7.  Thursday Night Dinner Parties
When I first arrived in Buenos Aires, Chris had these cool Montrealer neighbors, Yaelle and Luca (and their two-year old son, Yohan).  They were travelling the world, like me, for six months (thus dispelling the belief that once you are married with children the moratorium on travel begins.)  Luca is a chef, and Chris an aspiring-chef, so on Thursdays they would concoct all kinds of culinary delights for an array of tourists and ex-pats, including some tangueros from Luca and Yaelle´s tango studio (which I later joined), Chris´ PhD. Student, and some visiting Chileans (though Chris drew the line at the homeless man (and poet, I might add), Roberto, who I befriended on my runs through the park).  After Yaelle and Luca departed for Brazil (along with me), the dinner parties were put on hold.  But as luck would have it I met Nem in Brazil (also an aspiring Chef!) so when he came to visit, we reinstated the dinner parties, with an amazing Bahiano flavor.  After Nem went back to Florianopolis, we tried to keep up the tradition, but with me as co-pilot, things just weren´t the same.  Apparently keeping the al dente pasta boiling for an hour doesn´t fly!

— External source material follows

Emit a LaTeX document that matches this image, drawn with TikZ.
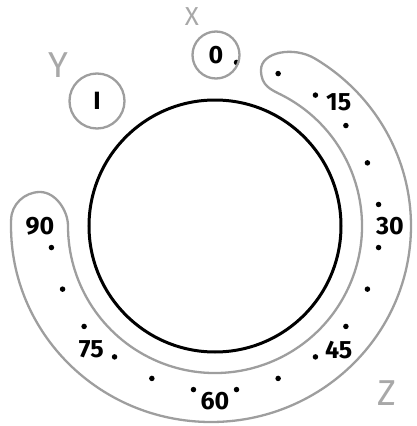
\documentclass[tikz,border=0pt]{standalone}
\usepackage{fontspec}
\usepackage{tikz}
\newfontfamily\numfont{Fira Sans}
\newfontfamily\axfont{Fira Sans}
\definecolor{rimgray}{gray}{0.62}
\definecolor{axgray}{gray}{0.66}
\tikzstyle{rim}=[draw=rimgray, line width=2.3pt]
\tikzstyle{ring}=[circle, rim, inner sep=0pt]
\tikzstyle{pip}=[circle, fill=black, inner sep=0pt, minimum size=5.5pt]
\tikzstyle{num}=[font=\numfont\bfseries\fontsize{25}{25}\selectfont, inner sep=0pt]
\tikzstyle{axlbl}=[text=axgray, font=\axfont\fontsize{36}{36}\selectfont, inner sep=0pt]

\begin{document}
\begin{tikzpicture}[x=1pt, y=1pt]
    \useasboundingbox (-215,-200) rectangle (202,226);
    % scale band
    \draw[rim] (63:147) arc[start angle=63, end angle=-180, radius=147]
        .. controls (-147,15.5) and (-159.5,34) .. (-175,34)
        .. controls (-190.5,34) and (-203.9,21.5) .. (-203.9,5.8)
        arc[start angle=178.3, end angle=418.7, x radius=200, y radius=196]
        .. controls (78.5,180.2) and (46,174) .. (46,156)
        .. controls (46,140) and (56,136.4) .. (63:147) -- cycle;
    \node[circle, draw, line width=3pt, minimum size=252pt] (dial) at (0,0) {};
    \foreach \a [count=\i] in {7.5,22.5,...,262.5}
        \node[pip] (p\i) at ({90-\a}:165) {};
    \foreach \v in {15,30,45,60,75,90}
        \node[num] (n\v) at ({90-3*\v}:175) {\v};
    \node[ring, num, minimum size=47pt] (n0) at (1,171) {0};
    \node[ring, num, minimum size=55pt] (i) at (-118,125) {I};
    \node[axlbl, font=\axfont\fontsize{26}{26}\selectfont] (x) at (-23,209) {X};
    \node[axlbl] (y) at (-157,161) {Y};
    \node[axlbl] (z) at (172,-167) {Z};
\end{tikzpicture}
\end{document}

I was also spoiled with Sunday teas at Lucia´s grandparents home, and impromptu lunches at her parents´ home.  Being in Argentina was such a change from the usual backpacking drill.
8.  Milongas and Manifestos
Of course, while in Buenos Aires, I studied Tango with a whole slew of tango instructors.   The way they tell it, it´s a straightforward dance all based on walking, but studying tango makes you forget how to walk.  It´s like doing a kissing scene in a play.  Suddenly you forget what is naturally driven by feeling and examine the mechanics and logistics of what looks good.  In tango, I started to forget how to move my heels and toes, and when advised to ´´walk normally´´, would start walking like a caricature of Charlie Chaplin.  I think having a background in ballet, jazz and salsa further confused me, the way that knowing Spanish before you speak Portuguese confuses you.  That said, I went to some cool milongas with Yaelle, Luca, Amy, Martin, and Alberto (all people I met through Chris and Luca´s Thursday night dinner parties), and later with Juan Pablo and Raul, my Practica Instructors.  Places with cool names like ´´La Catedral” and “La Viruta”.

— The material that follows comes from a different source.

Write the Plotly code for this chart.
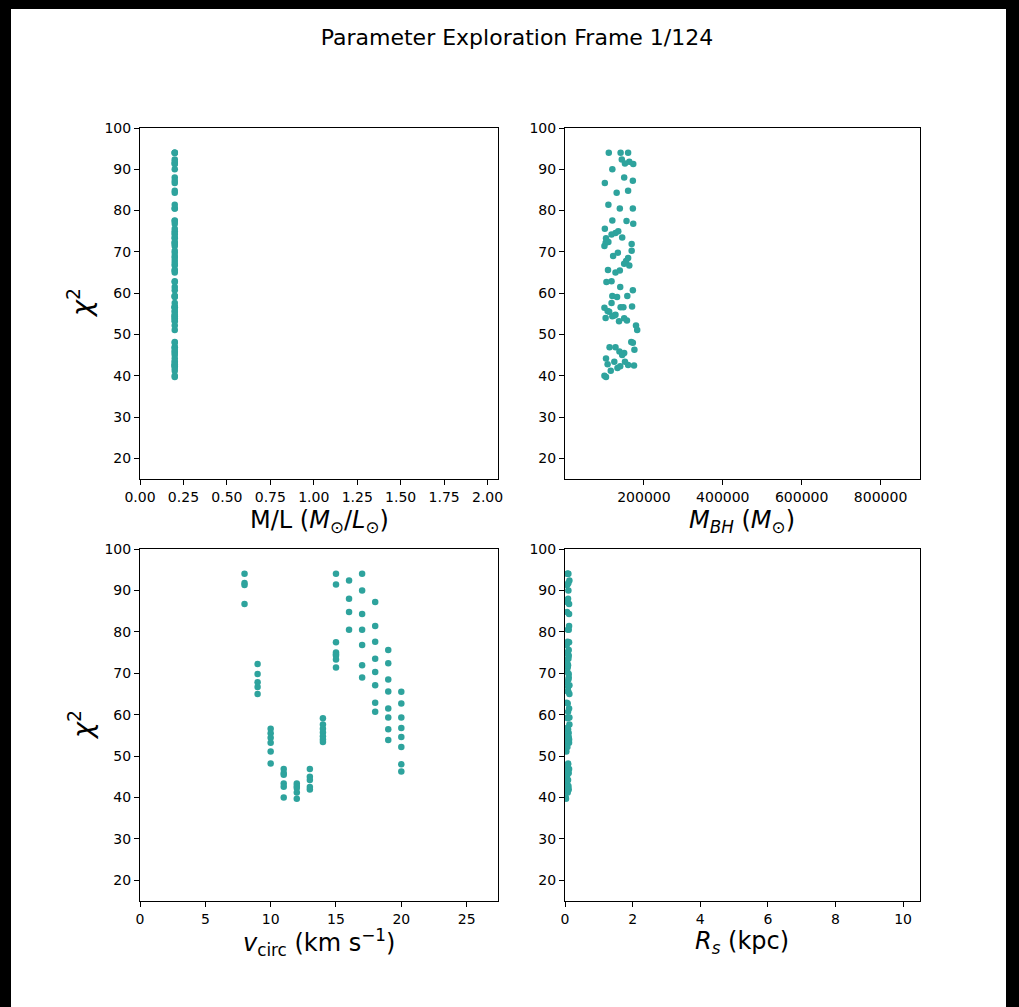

While Milongas are places you go to on purpose, the Manifestaciones are places you end up in by-the-way.  Manifestaciones can happen anywhere at any time.  Sometimes they are about labour disputes, sometimes about the rise in the cost of living.  Exiting the subway at Bolivar one day, I had to plough through a manifestation by angry futbolistas demanding that the San Lorenzo de Almagro football club be moved back to the working class barrio of Boeda.  Another more serious protest downtown was led by the Qom community, an indigenous group from the province of Formoso, over the police dismantling of a roadblock which led to two deaths.  These manifestations are so frequent and spontaneous that most residents, when questioned, can´t even tell you what the manifestation is about.  Going to pilates one day, I heard what sounded like bombs going off above the station.  Ascending the steps, I saw scarved men with nunchuks carrying signs with Che Guevara plastered all over them.  Though he died over forty years ago, his legend lives on, inspiring roadblocks which close down the central streets for miles.  That said there is always a lot of “luz y fuerza” and are sometimes accompanied by costumes, cat-piss wine, and even a live band.

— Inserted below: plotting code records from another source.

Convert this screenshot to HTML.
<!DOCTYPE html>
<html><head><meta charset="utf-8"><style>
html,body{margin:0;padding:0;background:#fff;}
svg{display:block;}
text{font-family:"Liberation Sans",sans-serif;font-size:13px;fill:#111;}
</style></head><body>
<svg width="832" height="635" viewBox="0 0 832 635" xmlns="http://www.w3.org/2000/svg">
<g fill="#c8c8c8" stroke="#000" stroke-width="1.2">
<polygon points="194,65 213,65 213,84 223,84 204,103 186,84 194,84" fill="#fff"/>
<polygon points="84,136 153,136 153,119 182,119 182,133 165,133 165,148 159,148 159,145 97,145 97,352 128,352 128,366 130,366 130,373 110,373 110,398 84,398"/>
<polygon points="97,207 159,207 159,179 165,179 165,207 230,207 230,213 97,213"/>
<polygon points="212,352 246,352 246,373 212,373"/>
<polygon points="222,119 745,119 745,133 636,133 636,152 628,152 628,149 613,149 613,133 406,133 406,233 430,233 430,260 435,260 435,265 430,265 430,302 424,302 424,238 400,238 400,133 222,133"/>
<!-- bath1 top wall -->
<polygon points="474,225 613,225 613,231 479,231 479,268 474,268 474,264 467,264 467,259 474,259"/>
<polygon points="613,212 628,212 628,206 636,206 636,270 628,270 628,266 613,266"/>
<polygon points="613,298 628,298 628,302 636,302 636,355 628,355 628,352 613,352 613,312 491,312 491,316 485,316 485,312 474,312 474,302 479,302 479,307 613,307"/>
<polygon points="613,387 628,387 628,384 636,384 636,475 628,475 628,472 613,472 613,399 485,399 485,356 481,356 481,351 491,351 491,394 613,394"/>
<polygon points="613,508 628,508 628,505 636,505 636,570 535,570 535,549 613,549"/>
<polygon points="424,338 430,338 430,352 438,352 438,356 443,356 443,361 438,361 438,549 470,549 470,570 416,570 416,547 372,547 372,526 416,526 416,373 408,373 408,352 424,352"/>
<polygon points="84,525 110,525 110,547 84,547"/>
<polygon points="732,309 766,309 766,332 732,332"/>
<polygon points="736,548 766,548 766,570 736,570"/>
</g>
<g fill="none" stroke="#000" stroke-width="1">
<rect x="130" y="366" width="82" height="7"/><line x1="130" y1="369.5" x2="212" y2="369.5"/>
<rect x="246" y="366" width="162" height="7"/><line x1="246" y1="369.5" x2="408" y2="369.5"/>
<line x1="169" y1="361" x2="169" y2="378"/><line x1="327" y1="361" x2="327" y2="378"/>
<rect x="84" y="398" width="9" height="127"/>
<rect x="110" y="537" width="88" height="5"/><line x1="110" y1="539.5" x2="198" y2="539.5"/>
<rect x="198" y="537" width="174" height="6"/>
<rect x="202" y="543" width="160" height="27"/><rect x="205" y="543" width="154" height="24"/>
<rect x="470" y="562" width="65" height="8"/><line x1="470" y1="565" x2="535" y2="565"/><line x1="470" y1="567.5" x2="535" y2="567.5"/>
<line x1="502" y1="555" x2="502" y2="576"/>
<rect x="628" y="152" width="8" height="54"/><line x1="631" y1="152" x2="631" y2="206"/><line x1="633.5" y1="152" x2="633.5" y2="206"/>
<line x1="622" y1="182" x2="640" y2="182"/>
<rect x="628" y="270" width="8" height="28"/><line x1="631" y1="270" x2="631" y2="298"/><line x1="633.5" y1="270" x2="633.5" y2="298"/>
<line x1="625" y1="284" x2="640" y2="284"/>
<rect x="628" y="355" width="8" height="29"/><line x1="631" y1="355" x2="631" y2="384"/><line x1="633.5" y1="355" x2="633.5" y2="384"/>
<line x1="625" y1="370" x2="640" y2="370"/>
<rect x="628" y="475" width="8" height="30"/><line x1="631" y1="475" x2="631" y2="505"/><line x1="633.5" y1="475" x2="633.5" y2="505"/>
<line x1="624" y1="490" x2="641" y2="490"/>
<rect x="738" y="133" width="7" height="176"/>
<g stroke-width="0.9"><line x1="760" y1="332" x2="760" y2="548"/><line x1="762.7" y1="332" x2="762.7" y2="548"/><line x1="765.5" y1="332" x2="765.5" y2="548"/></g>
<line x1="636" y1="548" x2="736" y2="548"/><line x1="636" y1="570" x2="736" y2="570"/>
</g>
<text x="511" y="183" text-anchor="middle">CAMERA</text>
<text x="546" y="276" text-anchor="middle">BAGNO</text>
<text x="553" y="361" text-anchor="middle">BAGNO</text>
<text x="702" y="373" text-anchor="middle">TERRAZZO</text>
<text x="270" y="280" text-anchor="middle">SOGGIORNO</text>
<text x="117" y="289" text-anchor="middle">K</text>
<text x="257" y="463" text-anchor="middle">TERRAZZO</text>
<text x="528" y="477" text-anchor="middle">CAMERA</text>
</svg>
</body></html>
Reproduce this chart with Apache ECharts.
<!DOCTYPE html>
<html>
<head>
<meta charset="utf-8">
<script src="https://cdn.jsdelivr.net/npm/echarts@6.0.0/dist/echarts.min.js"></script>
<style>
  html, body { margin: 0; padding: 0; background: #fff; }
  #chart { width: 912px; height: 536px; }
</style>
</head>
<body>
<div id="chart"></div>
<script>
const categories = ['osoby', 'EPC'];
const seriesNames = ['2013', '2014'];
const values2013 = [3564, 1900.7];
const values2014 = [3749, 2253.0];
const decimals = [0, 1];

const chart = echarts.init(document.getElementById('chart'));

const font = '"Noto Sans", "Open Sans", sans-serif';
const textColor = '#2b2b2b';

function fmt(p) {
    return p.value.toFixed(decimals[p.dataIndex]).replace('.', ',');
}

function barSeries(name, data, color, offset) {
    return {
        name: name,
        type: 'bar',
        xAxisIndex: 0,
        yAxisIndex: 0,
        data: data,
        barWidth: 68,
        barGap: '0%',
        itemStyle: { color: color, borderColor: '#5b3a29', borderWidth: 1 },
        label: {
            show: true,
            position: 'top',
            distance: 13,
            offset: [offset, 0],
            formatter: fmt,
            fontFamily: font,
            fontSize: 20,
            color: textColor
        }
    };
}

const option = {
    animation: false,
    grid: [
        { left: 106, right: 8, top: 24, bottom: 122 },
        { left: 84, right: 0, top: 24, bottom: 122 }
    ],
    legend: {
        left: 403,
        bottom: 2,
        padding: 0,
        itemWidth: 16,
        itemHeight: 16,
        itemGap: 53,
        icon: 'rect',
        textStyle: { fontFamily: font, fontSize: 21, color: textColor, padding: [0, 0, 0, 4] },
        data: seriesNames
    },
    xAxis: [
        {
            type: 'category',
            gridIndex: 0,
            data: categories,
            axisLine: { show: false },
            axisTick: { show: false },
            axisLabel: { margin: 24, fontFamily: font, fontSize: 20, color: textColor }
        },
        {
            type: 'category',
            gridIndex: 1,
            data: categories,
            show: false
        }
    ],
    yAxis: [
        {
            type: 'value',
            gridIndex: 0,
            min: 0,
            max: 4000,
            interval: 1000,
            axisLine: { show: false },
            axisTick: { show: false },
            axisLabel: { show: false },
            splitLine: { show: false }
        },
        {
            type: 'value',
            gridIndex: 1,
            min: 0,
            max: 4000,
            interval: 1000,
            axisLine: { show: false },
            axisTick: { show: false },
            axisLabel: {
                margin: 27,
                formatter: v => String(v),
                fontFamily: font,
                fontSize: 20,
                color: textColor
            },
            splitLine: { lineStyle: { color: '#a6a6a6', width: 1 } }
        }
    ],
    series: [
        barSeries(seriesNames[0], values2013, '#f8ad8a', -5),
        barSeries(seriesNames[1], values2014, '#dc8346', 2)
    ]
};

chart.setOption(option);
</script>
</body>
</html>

9.  VIP gates and secret clubs
Due to the vast amount of robberies and scams occurring in Buenos Aires, everything is under lock and key.  When you arrive at a nice restaurant, when I go to pilates class at Lu´s dance studio, when you go to a fancy lingerie shop, or to take a tango class, the gates are locked and you have to ring a bell to get in.  It´s very ´´Bethlehem” with the ´´innkeepers´´ either assessing you as a legitimate client, or reputable looking enough to be buzzed in.    A lot of places, like theatres and clubs are simply neoclassical buildings with no placards to announce what they are.  You have to know the address of where you are going or ask around, and the whole thing has a very ¨open sesame” aspect to it.  I was talking to the owner of a lingerie shop who informed me she was once robbed at knifepoint by an eight-month-pregnant woman and her accomplice, and scammed once by an elegant looking foreigner who paid for all her items with counterfeit money (which the owner only discovered later when she went to exchange it.)  I was victim to the age-old spill-and-steal scam in the Nuevo de Julio subway station.  Two men approached me for directions, while another ´´innocently” splashed paint on my back.  Then I had a few helpful passersby offering to do the wipedown.  I clutched my bag and told them I didn´t need their help, but they were persistent, and sent in two or three more alloys after I refused the first.  I glared at them, and hopped on the subway home.  But I have met several tourists here who have been pickpocketed in similar heists.
10.  Antiques and Street Fairs
I love just prowling through the cobbled streets and looking at all the antique shops crammed with everything from ancient record collections and dolls, to hideously ornate candelabra.  It´s like your grandmother´s attic, but transplanted and multiplied across entire blocks.  They also have the Defensa Street Fair every Sunday with buskers and tangueros, where you can buy original art, mate tea holders, innovative clothing and scarves, handcrafted jewelry, funky Tango CDs, kitchen tiles, and about a million and one other things you don´t realize you need.
A sidenote about laughter:  A friend and I were chatting the other day about how, in text talk, laughter is written as “jajajajajajaja” in Spanish and “rsrsrsrsrsrsr” in Portuguese (or “kkkkkkkkkkkkk” if it´s something really funny), but in North America, our laughter is only denoted as “lol”.  So restrained.